THE KITCHEN TABLE – A ministry of Sister Care
The innocence of children is a quality that Jesus affirmed in His ministry saying, “Unless you become like little children you cannot come into the kingdom.” As grandmas we sense the wonderment in how our young grandchildren experience and verbalize their thoughts and often observe a spiritual depth far beyond their years. We love to tell these stories about our grandchild and you guessed it . I have one to share.
In a recent conversation with our seven-year old grandson who lives some 500 miles from us, he stated that he was fasting that day. It was meal time and we had been traveling four hours in the car since leaving his parents at our meeting place in Ohio. It was just he and I in the back seat. His parents prepared us about the fasting issue when we met them, explaining that a sermon about fasting was recently given at the church by our son. Our grandson apparently had been listening as he played at the pew. He had refused a doughnut at breakfast informing them he would be fasting that day.
Grandma: “What is fasting?”
Grandson: “The way I understand it is you go without food and then you will feel closer to God.”
Grandma: “Do you feel closer to God today?”
Grandson: “Yea, I think I do.”
Grandma: “What is that like, to feel closer to God?”
Grandson: “Well, I didn’t really see God with my eyes. I just sort of feel Him in my heart.”
As he looked into my eyes, pointing to his chest, I had the sense it was one of those Kingdom-moments. Later when we stopped for food, he announced his fasting was over.

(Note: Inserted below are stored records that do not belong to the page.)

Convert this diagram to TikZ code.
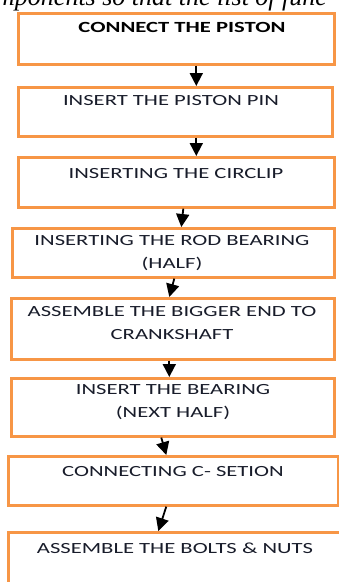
\documentclass[tikz,border=0pt]{standalone}
\usepackage{fontspec}
\usepackage{tikz}
\usetikzlibrary{arrows.meta,positioning}
\newfontfamily\stepfont[FakeStretch=1.46]{Carlito}
\newfontfamily\pagefont{Liberation Serif}
\definecolor{ink}{RGB}{24,28,42}
\definecolor{boxorange}{RGB}{247,150,70}
\tikzset{
  flow/.style={-{Triangle[length=13pt,width=13pt]},line width=1.8pt,draw=black},
  stepbox/.style={draw=boxorange,line width=2.6pt,fill=white,anchor=north west,inner sep=0pt},
  steptext/.style={text=ink,align=center,inner sep=0pt,anchor=base,font=\stepfont\fontsize{15.5}{22.5}\selectfont}
}

\begin{document}
\begin{tikzpicture}[x=1pt,y=-1pt]
  \useasboundingbox (0,0) rectangle (339,582);
  \clip (0,0) rectangle (339,582);
  % cut-off line of the page above the chart
  \node[anchor=base west,inner sep=0pt,font=\pagefont\itshape\fontsize{26}{30}\selectfont] (pageline) at (-4,5) {mponents so that the list of func};
  % boxes
  \node[stepbox,minimum width=316pt,minimum height=51pt] (b1) at (17,12) {};
  \node[stepbox,minimum width=314pt,minimum height=49pt] (b2) at (17,86) {};
  \node[stepbox,minimum width=316pt,minimum height=50pt] (b3) at (17,156) {};
  \node[stepbox,minimum width=322pt,minimum height=49pt] (b4) at (11,227) {};
  \node[stepbox,minimum width=323pt,minimum height=61pt] (b5) at (10,297) {};
  \node[stepbox,minimum width=323pt,minimum height=58pt] (b6) at (10,377) {};
  \node[stepbox,minimum width=330pt,minimum height=49pt] (b7) at (7,455) {};
  \node[stepbox,minimum width=338pt,minimum height=70pt] (b8) at (7,531) {};
  % texts (two-line ones sit on their last baseline)
  \node[steptext,font=\stepfont\bfseries\fontsize{15.5}{22.5}\selectfont,text=black] (t1) at (182,32) {CONNECT THE PISTON};
  \node[steptext] (t2) at (171,105) {INSERT THE PISTON PIN};
  \node[steptext] (t3) at (176,178) {INSERTING THE CIRCLIP};
  \node[steptext] (t4) at (172,268) {INSERTING THE ROD BEARING\\(HALF)};
  \node[steptext] (t5) at (172,339) {ASSEMBLE THE BIGGER END TO\\CRANKSHAFT};
  \node[steptext] (t6) at (173,417) {INSERT THE BEARING\\(NEXT HALF)};
  \node[steptext] (t7) at (173,476) {CONNECTING C- SETION};
  \node[steptext] (t8) at (175,553) {ASSEMBLE THE BOLTS \& NUTS};
  % arrows
  \draw[flow] ([xshift=20pt]b1.south) -- ([xshift=21pt]b2.north);
  \draw[flow] ([xshift=21pt]b2.south) -- ([xshift=20pt]b3.north);
  \draw[flow] ([xshift=7pt]b3.south) -- ([xshift=8pt]b4.north);
  \draw[flow] ([xshift=1pt]b4.south) -- ([xshift=-3.5pt]b5.north);
  \draw[flow] ([xshift=-3.5pt]b5.south) -- ([xshift=-3.5pt]b6.north);
  \draw[flow] ([xshift=-11.5pt]b6.south) -- ([xshift=-7pt]b7.north);
  \draw[flow] ([xshift=-7pt]b7.south) -- ([xshift=-19pt]b8.north);
\end{tikzpicture}
\end{document}
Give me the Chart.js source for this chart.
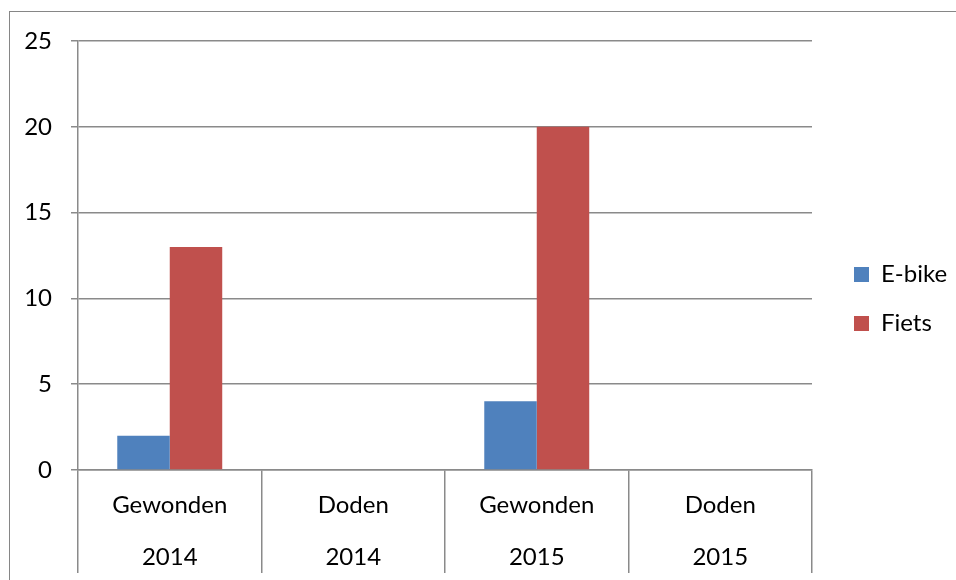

Our role as a grandparent takes on a different focus then that of a parent. Being on the fringes of a busy society allows us to spend time with the grandchildren while the middle generation is involved with survival. As our physical abilities ebb, we become more relaxed and contemplative, giving space to reflect on the mysteries of life, the same issues that children are preoccupied with. There is time to offer meaning to life in ways that busier people cannot fit into their schedule.
Mothers look at their children from a practical, protective, instructive point of view. Are they dressed and ready to leave the house in time to be dropped off at the day care before getting to work? Did they eat healthy foods today? Are they coming down with a fever? Are they in bed on time? Grandparents see the little people from a distance and view the unique character traits and wonder who they will grow up to be.
In a recent study it was found that today’s grandparents spent 40% more time with their grandchildren than previous generations. And grandparents do influence their grandchildren. Last month at our church Prime Timers’ gathering we were asked to bring something old and tell why it had meaning for us. It was amazing how many in this 50+ group chose an item that sparked a memory of a grandparent, describing a characteristic they admired or were influenced by.
Our grandchildren are observing our lives. We are passing on values and morals. Are we passing on the virtues of Spirit fruit, like love, tolerance, compassion, reverence, joy, peace, gentleness, goodness, faith and kindness? Do they see us giving volunteer time to good and worthy causes? Do they see our faith in Christ is a deep and meaningful relationship? How do they see us respond to other drivers who pull out in front of us? How do we demonstrate our stewardship values in our gift giving?
The greatest gift we can give our grandchildren is our blessing. This blessing can be as informal as hearing their name mentioned in a mealtime or bedtime prayer. As they grow older an opportunity for more formal blessings can be part of graduations, weddings or other mile stone events.
National Grandparent’s Day is observed the first Sunday following Labor Day. We owe this day of celebration to the work of Marian McQuade of West Virginia. After the request was passed by Congress in August of 1978, President Carter signed the proclamation. The statute cites the day’s purpose as: “…to honor grandparents, to give grandparents an opportunity to show love for their children’s children, and to help children become aware of strength, information, and guidance older people can offer”.